Last Thursday, a Labor MP cooked up a harmless stunt to celebrate the pioneering work of Adelaide-born suffragette Muriel Matters, who famously chained herself to Britain’s House of Commons in 1908 demanding that women be given the right to vote.
The MP organised for an actress dressed as Muriel Matters to sit in the public gallery of the South Australian Parliament. She was wearing period costume and a large hat. The speaker asked her to remove the hat because it violated standing orders while Parliament was in session. A Liberal MP asked the speaker to clarify whether that standing order extended to other head coverings such as hooded tops, helmets and burqas.
A university student, a young Muslim woman, was also sitting in the public gallery. From what she heard of this discussion, she concluded that either the Liberal MP or the Speaker had ruled that she was not allowed to sit in the public gallery while wearing a veil. She became hysterical and fled the gallery in tears.
It sounds like an over-reaction. Some people have defended the woman, saying she has a limited grasp of English and didn’t really understand what was going on. You would think that if she’s smart enough to be studying for a degree she would have a sufficient handle on our lingua franca to work out what was or wasn’t being said.
But if the woman was hysterical, then some of the comments which this episode has unleashed have been even more over the top.
Not for the first time, the more creatively paranoid members of our community have let their imaginations run wild, saying it would have been possible for this woman to smuggle a bomb into the chamber and unleash Holy War in the City of Churches.
These sorts of comments have been running on a loop in Australia for several months now. The Reverend Fred Nile is obsessed with Muslim ladies spiriting all manner of weaponry up their under garments; Liberal Senator Cory Bernardi is equally alarmed and believes it’s time for Parliaments to implement a burqa ban.
Funnily, the debate started in earnest earlier this year after three people wearing burqas held up a bank at gunpoint in Wollongong. What was not widely reported was that the offenders were men from Colombia, presumably Catholics, and more likely to have links to Shakira than Osama.
It is no easier to hide a bomb under a burqa than it is to hide one under a Wallabies jersey. The reason people are so fired up about the burqa isn’t its capacity for concealment, rather the fact that it’s a very public statement of refusal to assimilate.
And on that last point, I find myself in agreement.
It is impossible to conclude that the burqa is about anything other than the oppression of women, and a form of oppression which has no place in this country. It enshrines the view – pithily expressed by the batty Sheik Hilaly in his description of uncloaked women as “uncovered meat” – that there is something dangerous or undesirable about female beauty and something uncontrollable about male desire. As the debate continues, it’s interesting to note how the people within our Islamic communities who argue that women should cover up are so often men.

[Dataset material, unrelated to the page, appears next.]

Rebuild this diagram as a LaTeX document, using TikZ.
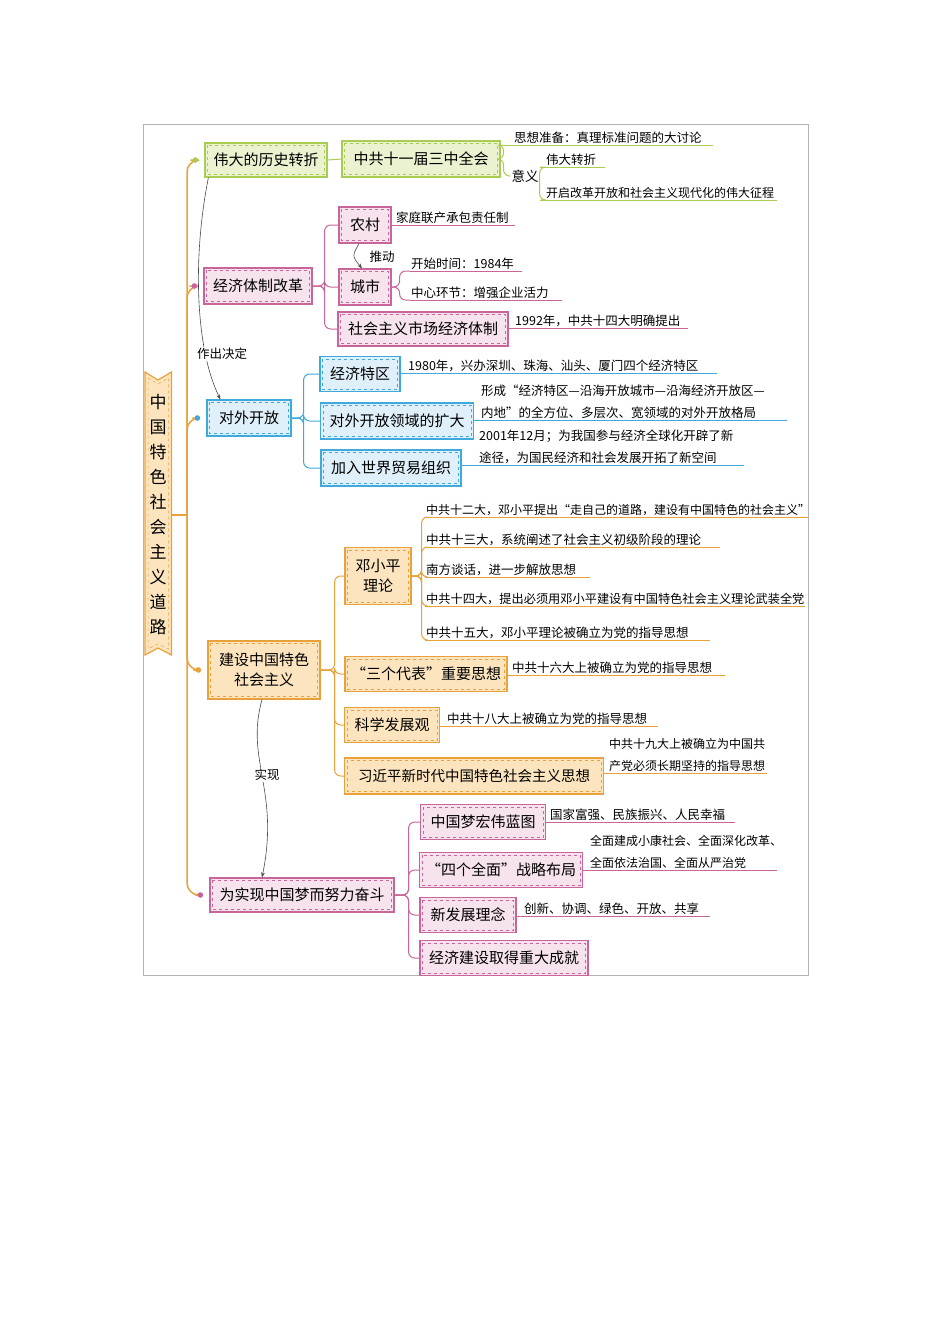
\documentclass[tikz,border=0pt]{standalone}
\usepackage{fontspec}
\setmainfont{Noto Sans CJK SC}
\usetikzlibrary{arrows.meta}
\definecolor{gL}{HTML}{A9CC55}\definecolor{gF}{HTML}{EAF2CF}
\definecolor{pL}{HTML}{C8669A}\definecolor{pF}{HTML}{F7E3EE}
\definecolor{bL}{HTML}{3FA9DC}\definecolor{bF}{HTML}{DFF0FA}
\definecolor{oL}{HTML}{E9A23B}\definecolor{oF}{HTML}{FCE5BE}
\definecolor{arr}{HTML}{4A4A4A}
\newcommand\fs[1]{\fontsize{#1}{22}\selectfont}
\newcommand\fb[1]{\fontsize{#1}{20}\selectfont}
\tikzset{
 box/.style={draw=#1L,fill=#1F,line width=1.2pt,inner sep=0pt,align=center,font=\fb{15}},
 leaf/.style={inner sep=1pt,align=left,font=\fs{12.5}},
 conn/.style={draw=#1L,line width=1pt,rounded corners=6pt},
 arrowline/.style={draw=arr,line width=0.6pt,-{Stealth[length=5pt]}},
 lbl/.style={font=\fs{12.5},inner sep=1pt}
}
\newcommand\lf[7][]{\node[leaf,text width=#6-2pt,anchor=south west,#1] (#2) at (#4,#5) {#7};
 \draw[#3L,line width=1pt] (#2.south west) -- (#2.south east);}
\begin{document}
\begin{tikzpicture}[x=1pt,y=-1pt]
\useasboundingbox[fill=white] (0,0) rectangle (950,1344);
\draw[gray!60,line width=0.6pt] (143,124) rectangle (808,975);
% root
\filldraw[draw=oL,fill=oF,line width=1.2pt] (145,372) -- (158,380) -- (171.5,372) -- (171.5,655) -- (158,648) -- (145,655) -- cycle;
\draw[oL,dashed,line width=0.5pt] (148,378) -- (158,384) -- (168.5,378) -- (168.5,649) -- (158,644) -- (148,649) -- cycle;
\node[inner sep=0pt,minimum width=27,minimum height=283,align=center,font={\fontsize{17}{25}\selectfont}] (root) at (158,515)
 {中\\国\\特\\色\\社\\会\\主\\义\\道\\路};
% level 1
\node[box=g,minimum width=122,minimum height=34] (A) at (266,160) {伟大的历史转折};
\node[box=p,minimum width=108,minimum height=36] (B) at (258,286) {经济体制改革};
\node[box=b,minimum width=84,minimum height=36] (C) at (249,418) {对外开放};
\node[box=o,minimum width=112,minimum height=58] (D) at (264,670) {建设中国特色\\社会主义};
\node[box=p,minimum width=184,minimum height=34] (E) at (302,895) {为实现中国梦而努力奋斗};
% level 2
\node[box=g,minimum width=158,minimum height=36] (A1) at (421,159) {中共十一届三中全会};
\node[box=p,minimum width=52,minimum height=36] (B1) at (365,225) {农村};
\node[box=p,minimum width=52,minimum height=36] (B2) at (365,287) {城市};
\node[box=p,minimum width=170,minimum height=34] (B3) at (423,329) {社会主义市场经济体制};
\node[box=b,minimum width=80,minimum height=35] (C1) at (360,374) {经济特区};
\node[box=b,minimum width=153,minimum height=36] (C2) at (397,421) {对外开放领域的扩大};
\node[box=b,minimum width=140,minimum height=36] (C3) at (391,468) {加入世界贸易组织};
\node[box=o,minimum width=66,minimum height=57] (D1) at (378,576) {邓小平\\理论};
\node[box=o,minimum width=162,minimum height=35] (D2) at (426,674) {“三个代表”重要思想};
\node[box=o,minimum width=95,minimum height=35] (D3) at (392,725) {科学发展观};
\node[box=o,minimum width=259,minimum height=36,font=\fb{14.5}] (D4) at (474,776) {习近平新时代中国特色社会主义思想};
\node[box=p,minimum width=125,minimum height=35] (E1) at (483,822) {中国梦宏伟蓝图};
\node[box=p,minimum width=163,minimum height=35] (E2) at (501,870) {“四个全面”战略布局};
\node[box=p,minimum width=96,minimum height=35] (E3) at (468,915) {新发展理念};
\node[box=p,minimum width=168,minimum height=35] (E4) at (504,958) {经济建设取得重大成就};
\foreach \n/\c in {A/g,B/p,C/b,D/o,E/p,A1/g,B1/p,B2/p,B3/p,C1/b,C2/b,C3/b,D1/o,D2/o,D3/o,D4/o,E1/p,E2/p,E3/p,E4/p}
 \draw[\c L,dashed,line width=0.5pt] ([shift={(3pt,-3pt)}]\n.north west) rectangle ([shift={(-3pt,3pt)}]\n.south east);
% trunk
\draw[oL,line width=1.5pt] (root.east) -- (187,515);
\foreach \n/\c in {A/g,B/p,C/b,D/o,E/p}{
 \draw[oL,line width=1.5pt,rounded corners=12pt] (187,515) |- ([xshift=-14pt]\n.west);
 \fill[\c L] ([xshift=-9pt]\n.west) circle (2.8pt);}
% level1 -> level2
\draw[conn=g] (A.east) -- (A1.west);
\foreach \c in {B1,B2,B3} \draw[conn=p] (B.east) -- ++(12,0) |- (\c.west);
\foreach \c in {C1,C2,C3} \draw[conn=b] (C.east) -- ++(12,0) |- (\c.west);
\foreach \c in {D1,D2,D3,D4} \draw[conn=o] (D.east) -- ++(14,0) |- (\c.west);
\foreach \c in {E1,E2,E3,E4} \draw[conn=p] (E.east) -- ++(14,0) |- (\c.west);
% green leaves
\lf{a1}{g}{503}{145}{210}{\hspace*{10pt}思想准备：真理标准问题的大讨论}
\node[lbl,font=\fs{13.5}] (yy) at (525,176) {意义};
\lf{a2}{g}{540}{167}{65}{\hspace*{5pt}伟大转折}
\lf[font=\fs{12}]{a3}{g}{540}{200}{237}{\hspace*{5pt}开启改革开放和社会主义现代化的伟大征程}
\draw[conn=g] (A1.east) -- ++(3,0) |- (a1.south west);
\draw[conn=g] (A1.east) -- ++(3,0) |- (yy.west);
\draw[conn=g] (yy.east) |- (a2.south west);
\draw[conn=g] (yy.east) |- (a3.south west);
% pink leaves
\lf{b1}{p}{391}{225}{124}{\hspace*{4pt}家庭联产承包责任制}
\lf{b2}{p}{410}{271}{112}{开始时间：1984年}
\lf{b3}{p}{410}{300}{152}{中心环节：增强企业活力}
\lf{b4}{p}{508}{328}{180}{\hspace*{6pt}1992年，中共十四大明确提出}
\draw[conn=p] (B2.east) -- ++(8,0) |- (b2.south west);
\draw[conn=p] (B2.east) -- ++(8,0) |- (b3.south west);
% blue leaves
\lf{c1}{b}{400}{373}{317}{\hspace*{7pt}1980年，兴办深圳、珠海、汕头、厦门四个经济特区}
\lf{c2}{b}{474}{420}{313}{\hspace*{6pt}形成“经济特区—沿海开放城市—沿海经济开放区—\\\hspace*{6pt}内地”的全方位、多层次、宽领域的对外开放格局}
\lf{c3}{b}{461}{465}{283}{\hspace*{17pt}2001年12月；为我国参与经济全球化开辟了新\\\hspace*{17pt}途径，为国民经济和社会发展开拓了新空间}
% orange leaves
\lf[font=\fs{12}]{d1}{o}{425}{517}{383}{中共十二大，邓小平提出“走自己的道路，建设有中国特色的社会主义”}
\lf{d2}{o}{425}{547}{295}{中共十三大，系统阐述了社会主义初级阶段的理论}
\lf{d3}{o}{425}{577}{165}{南方谈话，进一步解放思想}
\lf[font=\fs{12.2}]{d4}{o}{425}{606}{380}{中共十四大，提出必须用邓小平建设有中国特色社会主义理论武装全党}
\lf{d5}{o}{425}{640}{285}{中共十五大，邓小平理论被确立为党的指导思想}
\foreach \c in {d1,d2,d3,d4,d5} \draw[conn=o] (D1.east) -- ++(10,0) |- (\c.south west);
\lf{d6}{o}{507}{675}{218}{\hspace*{4pt}中共十六大上被确立为党的指导思想}
\lf{d7}{o}{440}{726}{218}{\hspace*{6pt}中共十八大上被确立为党的指导思想}
\lf[font=\fs{12}]{d8}{o}{604}{773}{163}{\hspace*{4pt}中共十九大上被确立为中国共\\\hspace*{4pt}产党必须长期坚持的指导思想}
% pink lower leaves
\lf{e1}{p}{545}{822}{190}{\hspace*{4pt}国家富强、民族振兴、人民幸福}
\lf[font=\fs{12}]{e2}{p}{583}{870}{194}{\hspace*{6pt}全面建成小康社会、全面深化改革、\\\hspace*{6pt}全面依法治国、全面从严治党}
\lf{e3}{p}{516}{916}{194}{\hspace*{7pt}创新、协调、绿色、开放、共享}
% arrows
\draw[arrowline] ([xshift=4pt]A.south west) .. controls (192,260) and (196,350) .. ([xshift=14pt]C.north west);
\node[lbl,fill=white] (k1) at (222,354) {作出决定};
\draw[arrowline] ([xshift=-6pt]B1.south) .. controls (352,256) .. ([xshift=-3pt]B2.north);
\node[lbl] (k2) at (382,257) {推动};
\draw[arrowline] ([xshift=-2pt]D.south) .. controls (245,760) and (280,790) .. ([xshift=-40pt]E.north);
\node[lbl,fill=white] (k3) at (267,775) {实现};
\end{tikzpicture}
\end{document}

But for all that, it is hard to see how Australia, which fancies itself as a laconic, laid-back, easy-going sort of a place, can take the next step and argue for laws governing the type of clothing people wear. This is the tension which also exists in France. The French Revolution might have been in part about the separation of Church and State but it also enshrined the values of liberty, equality and fraternity, which are offended by the burqa ban.
If Australians are genuine about believing in freedom of choice and freedom of expression they cannot logically support a burqa ban. But equally we have every right to exercise our free expression, and to question the illusory “freedom” of Islamic women to wear this oppressive bit of clothing in the year 2010.